Simulation studies on the comparison of different superalloys used in gas turbine blades

Abstract

Impingement of gases at high temperature and pressure leads to the development of stresses and deformation in gas turbine blades. Other important characteristics are also getting changed, prompting more problems in gas turbine engines, as they are used in both power generation and transportation. In this work, failure aspects in blades is studied by performing structural analysis, considering superalloys that are used in the industry. Software packages like Solidworks and Ansys are used for modelling, meshing and solving, in order to identify the target variables like total deformation, von Mises stress, strain energy and fatigue.
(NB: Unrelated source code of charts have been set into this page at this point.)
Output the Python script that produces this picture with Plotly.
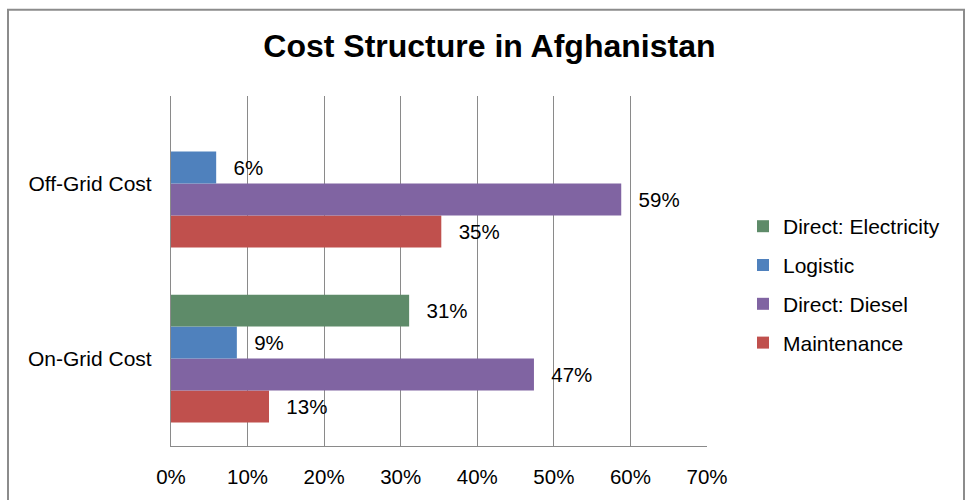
import plotly.graph_objects as go

# ---- data ----
categories = ["On-Grid Cost", "Off-Grid Cost"]
maintenance = [0.128, 0.353]
direct_diesel = [0.474, 0.588]
logistic = [0.086, 0.059]
direct_electricity = [0.311, None]
x_tick_values = [0, 0.1, 0.2, 0.3, 0.4, 0.5, 0.6, 0.7]

series = [
    ("Maintenance", maintenance, "#C0504D", 4),
    ("Direct: Diesel", direct_diesel, "#8064A2", 3),
    ("Logistic", logistic, "#4F81BD", 2),
    ("Direct: Electricity", direct_electricity, "#5E8B69", 1),
]

FONT = "Arial, 'Liberation Sans', sans-serif"

fig = go.Figure()
for name, vals, color, rank in series:
    fig.add_trace(go.Bar(
        y=categories, x=vals, name=name, orientation="h",
        marker=dict(color=color, line=dict(width=0)),
        texttemplate="\u2002\u2009%{x:.0%}",
        textposition="outside",
        textfont=dict(family=FONT, size=20.5, color="#000000"),
        cliponaxis=False,
        legendgroup=name,
        legendrank=rank,
    ))

W, H = 971, 500
L, R, T, B = 171, 264, 96, 51
pw, ph = W - L - R, H - T - B

def px_x(px):
    return (px - L) / pw

def px_y(py):
    return (H - B - py) / ph

fig.update_layout(
    width=W, height=H,
    margin=dict(l=L, r=R, t=T, b=B, pad=0),
    paper_bgcolor="white", plot_bgcolor="white",
    barmode="group", bargap=0.27, bargroupgap=0,
    font=dict(family=FONT, size=20.5, color="#000000"),
    title=dict(text="<b>Cost Structure in Afghanistan</b>",
               font=dict(family=FONT, size=32, color="#000000"),
               x=0.504, xanchor="center", y=1 - 46 / H, yanchor="middle"),
    legend=dict(x=px_x(743), xanchor="left", y=px_y(207), yanchor="top",
                traceorder="grouped", tracegroupgap=8.5,
                font=dict(family=FONT, size=21, color="#000000"),
                bgcolor="rgba(0,0,0,0)"),
    xaxis=dict(range=[0, 0.7], tickvals=x_tick_values, tickformat=".0%",
               showgrid=True, gridcolor="#8A8A8A", gridwidth=1.2,
               showline=True, linecolor="#8A8A8A", linewidth=1.2,
               ticks="", ticklabelstandoff=12, zeroline=False,
               tickfont=dict(family=FONT, size=20.5, color="#000000")),
    yaxis=dict(showgrid=False, showline=True, linecolor="#8A8A8A", linewidth=1.2,
               ticks="", ticklabelstandoff=14,
               tickfont=dict(family=FONT, size=21, color="#000000")),
    showlegend=True,
)

# outer chart border
fig.add_shape(type="rect", xref="paper", yref="paper",
              x0=px_x(8), x1=px_x(964), y0=px_y(520), y1=px_y(9),
              line=dict(color="#8C8C8C", width=2), fillcolor="rgba(0,0,0,0)",
              layer="below")

fig.write_html("out.html", config={"displayModeBar": False},
               post_script="document.body.style.margin='0';")
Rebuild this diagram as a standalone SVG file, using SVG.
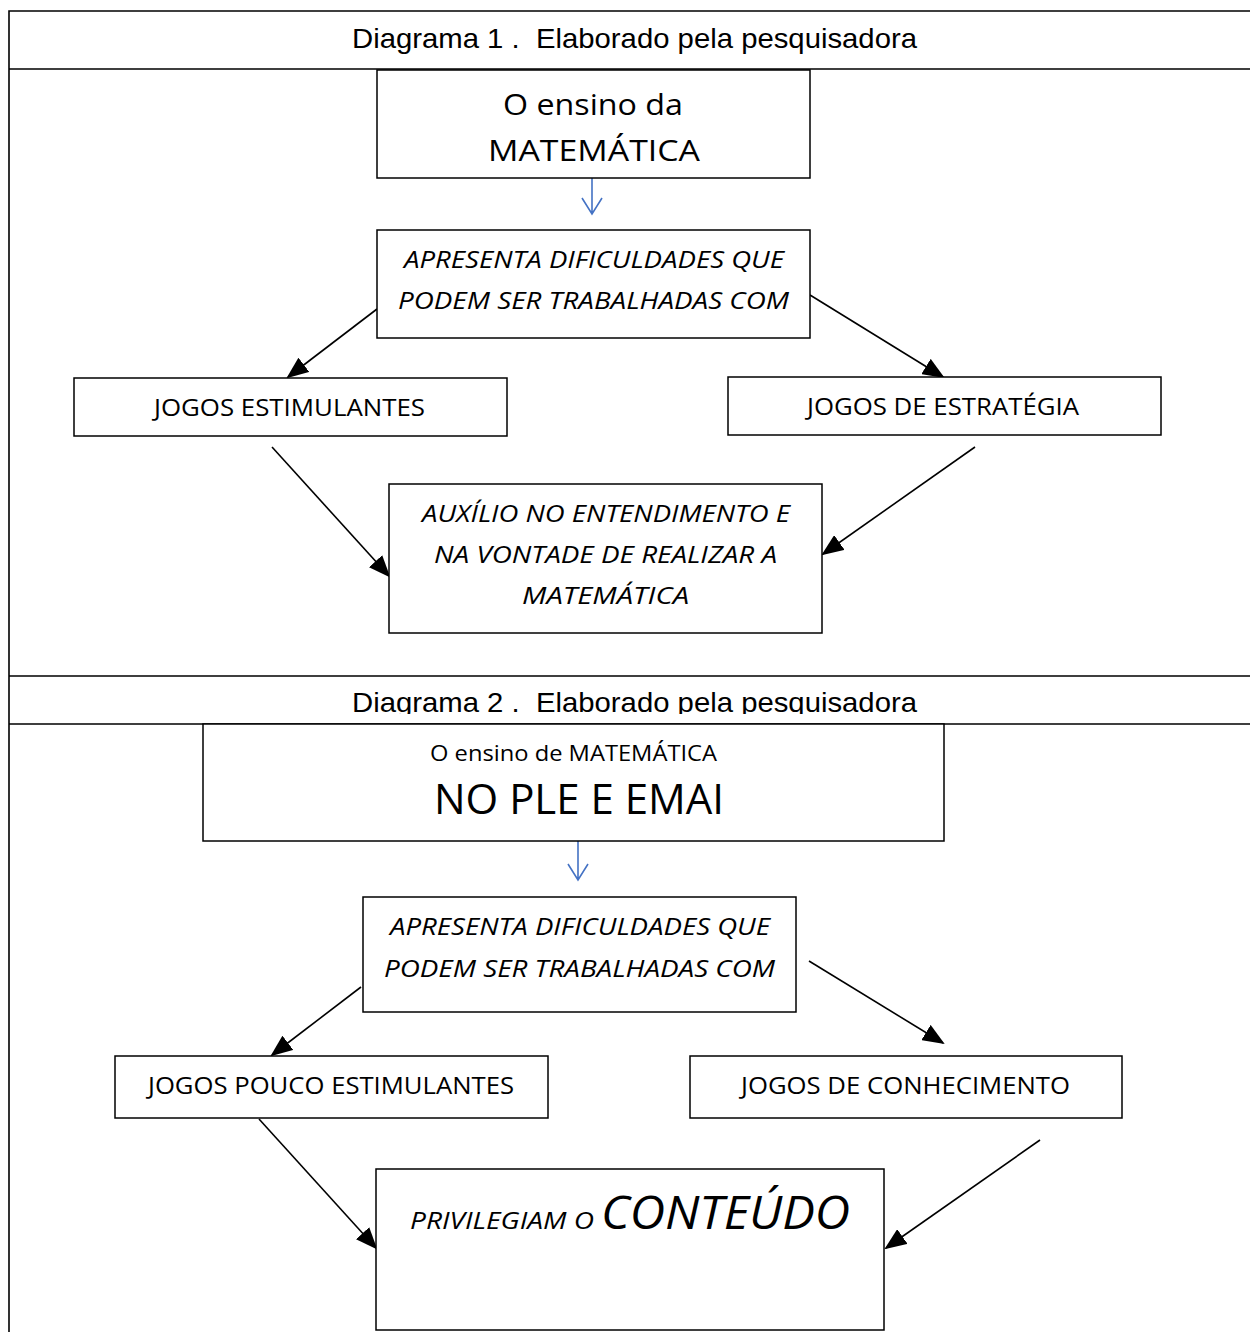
<svg xmlns="http://www.w3.org/2000/svg" width="1250" height="1332" viewBox="0 0 1250 1332">
<style>
.frame{stroke:#000;stroke-width:1.6;fill:none}
.box{fill:#fff;stroke:#000;stroke-width:1.5}
.t{font-family:"Open Sans","Liberation Sans",sans-serif;fill:#000}
.it{font-style:italic}
.title{font-family:"Liberation Sans",Arial,sans-serif;font-size:28px;fill:#000;white-space:pre}
.conn{stroke:#000;stroke-width:1.6;fill:none;marker-end:url(#ah)}
.blue{stroke:#4472C4;stroke-width:1.6;fill:none}
</style>
<defs>
<marker id="ah" markerUnits="userSpaceOnUse" markerWidth="22" markerHeight="18" viewBox="0 0 22 18" refX="20" refY="9" orient="auto">
<path d="M0,0 L22,9 L0,18 Z" fill="#000"/>
</marker>
<clipPath id="clipT2"><rect x="0" y="677" width="1250" height="37"/></clipPath>
</defs>
<rect width="1250" height="1332" fill="#fff"/>
<g id="frame">
<path class="frame" d="M9,1332 V11 H1250 M9,69 H1250 M9,676 H1250 M9,724 H1250"/>
<text class="title" xml:space="preserve" x="352" y="48" textLength="565" lengthAdjust="spacingAndGlyphs">Diagrama 1 .  Elaborado pela pesquisadora</text>
<text class="title" xml:space="preserve" x="352" y="712" textLength="565" lengthAdjust="spacingAndGlyphs" clip-path="url(#clipT2)">Diagrama 2 .  Elaborado pela pesquisadora</text>
</g>
<g id="connectors">
<path class="blue" d="M592,178 V214 M582,198 L592,214 L602,198"/>
<path class="blue" d="M578,841 V880 M568,864 L578,880 L588,864"/>
<line class="conn" x1="377" y1="309" x2="288" y2="377"/>
<line class="conn" x1="810" y1="295" x2="943" y2="377"/>
<line class="conn" x1="272" y1="447" x2="389" y2="576"/>
<line class="conn" x1="975" y1="447" x2="823" y2="554"/>
<line class="conn" x1="361" y1="987" x2="272" y2="1055"/>
<line class="conn" x1="809" y1="961" x2="943" y2="1043"/>
<line class="conn" x1="259" y1="1119" x2="376" y2="1248"/>
<line class="conn" x1="1040" y1="1140" x2="886" y2="1248"/>
</g>
<g id="n1">
<rect class="box" x="377" y="70" width="433" height="108"/>
<text class="t" font-size="30" x="503" y="115" textLength="180" lengthAdjust="spacingAndGlyphs">O ensino da</text>
<text class="t" font-size="30" x="488" y="161" textLength="212" lengthAdjust="spacingAndGlyphs">MATEMÁTICA</text>
</g>
<g id="n2">
<rect class="box" x="377" y="230" width="433" height="108"/>
<text class="t it" font-size="24" x="404" y="268" textLength="380" lengthAdjust="spacingAndGlyphs">APRESENTA DIFICULDADES QUE</text>
<text class="t it" font-size="24" x="398" y="309" textLength="391" lengthAdjust="spacingAndGlyphs">PODEM SER TRABALHADAS COM</text>
</g>
<g id="n3">
<rect class="box" x="74" y="378" width="433" height="58"/>
<text class="t" font-size="23" x="154" y="416" textLength="271" lengthAdjust="spacingAndGlyphs">JOGOS ESTIMULANTES</text>
</g>
<g id="n4">
<rect class="box" x="728" y="377" width="433" height="58"/>
<text class="t" font-size="23" x="807" y="415" textLength="272" lengthAdjust="spacingAndGlyphs">JOGOS DE ESTRATÉGIA</text>
</g>
<g id="n5">
<rect class="box" x="389" y="484" width="433" height="149"/>
<text class="t it" font-size="24" x="422" y="522" textLength="368" lengthAdjust="spacingAndGlyphs">AUXÍLIO NO ENTENDIMENTO E</text>
<text class="t it" font-size="24" x="434" y="563" textLength="343" lengthAdjust="spacingAndGlyphs">NA VONTADE DE REALIZAR A</text>
<text class="t it" font-size="24" x="522" y="604" textLength="167" lengthAdjust="spacingAndGlyphs">MATEMÁTICA</text>
</g>
<g id="n6">
<rect class="box" x="203" y="724" width="741" height="117"/>
<text class="t" font-size="22" x="430" y="761" textLength="287" lengthAdjust="spacingAndGlyphs">O ensino de MATEMÁTICA</text>
<text class="t" font-size="42" x="434" y="814" textLength="290" lengthAdjust="spacingAndGlyphs">NO PLE E EMAI</text>
</g>
<g id="n7">
<rect class="box" x="363" y="897" width="433" height="115"/>
<text class="t it" font-size="24" x="390" y="935" textLength="380" lengthAdjust="spacingAndGlyphs">APRESENTA DIFICULDADES QUE</text>
<text class="t it" font-size="24" x="384" y="977" textLength="391" lengthAdjust="spacingAndGlyphs">PODEM SER TRABALHADAS COM</text>
</g>
<g id="n8">
<rect class="box" x="115" y="1056" width="433" height="62"/>
<text class="t" font-size="23" x="148" y="1094" textLength="366" lengthAdjust="spacingAndGlyphs">JOGOS POUCO ESTIMULANTES</text>
</g>
<g id="n9">
<rect class="box" x="690" y="1056" width="432" height="62"/>
<text class="t" font-size="23" x="741" y="1094" textLength="329" lengthAdjust="spacingAndGlyphs">JOGOS DE CONHECIMENTO</text>
</g>
<g id="n10">
<rect class="box" x="376" y="1169" width="508" height="161"/>
<text class="t it" font-size="24" x="410" y="1229" textLength="184" lengthAdjust="spacingAndGlyphs">PRIVILEGIAM O</text>
<text class="t it" font-size="46" x="601" y="1229" textLength="249" lengthAdjust="spacingAndGlyphs">CONTEÚDO</text>
</g>
</svg>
Geomtery of the turbine blade is modelled and after meshing, boundary conditions like pressure, force and rotational speed are enforced. Results are analysed after carrying out the static structural analysis in Ansys work bench. For the superalloy materials chosen, contours and plots are made for all the configurations. Validation of deformation from the present work is done with experiments done earlier, which is in good agreement. Total deformation is more at the tip of the blade. At the root of the blade, the stresses are found to be more. Presence of strain energy is more near the root. Fatigue life contours showed similarity in all the cases. The blade failure region is identified for all the materials under consideration and the trends are compared for different input temperatures. Thus the current work is helpful in recognizing appropriate superalloy to be used in the present day gas turbines and supports the use of GTD 111 as gas turbine blade material.